Ebû Muhammed er-Rebî‘ b. Süleymân b. Abdilcebbâr b. Kâmil el-Mısrî el-Murâdî (ö. 270/884)

İmam Şâfiî’nin talebesi.

Müellif:

173 veya 174 (790 veya 791) yılında doğdu. Aslen Mısırlı olmasına rağmen Yemenli Murâd kabilesine velâ yoluyla bağlı olduğu için Murâdî nisbesini almıştır. İmam Şâfiî’nin Rebî‘ b. Süleyman adlı iki talebesi olup mezhep literatüründe tek başına anılan Rebî‘den maksat bu zattır.
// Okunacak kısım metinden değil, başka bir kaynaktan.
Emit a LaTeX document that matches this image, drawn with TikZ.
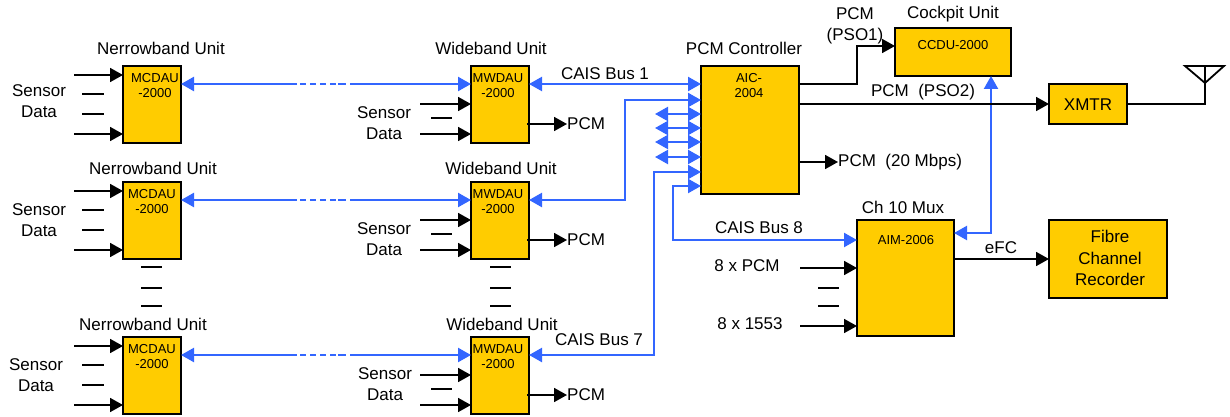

Diğer Rebî‘ kastedildiğinde Cîzî nisbesi mutlaka eklenir. Rebî‘ el-Murâdî İbn Vehb, Şuayb b. Leys, Abdurrahman b. Ziyâde, Bişr b. Bekr et-Tinnîsî, Eyyûb b. Süveyd er-Remlî, Yahyâ b. Hassân, Esed b. Mûsâ, Saîd b. Ebû Meryem ve Şâfiî’den fıkıh ve hadis başta olmak üzere çeşitli ilimler tahsil etti. Şâfiî ile tanışıp ondan ilim alması Şâfiî’nin 199 (814-15) yılında Mısır’a gelmesinden sonradır. Rebî‘ de Ebû Hanîfe’nin talebesi Muhammed b. Hasan eş-Şeybânî gibi hocasına son dört yıl talebelik etmiş, onun Hanefî birikiminin sonraki kuşaklara aktarılması hususundaki önemli görevine benzer bir rolü Şâfiî mezhebi için ifa etmiştir.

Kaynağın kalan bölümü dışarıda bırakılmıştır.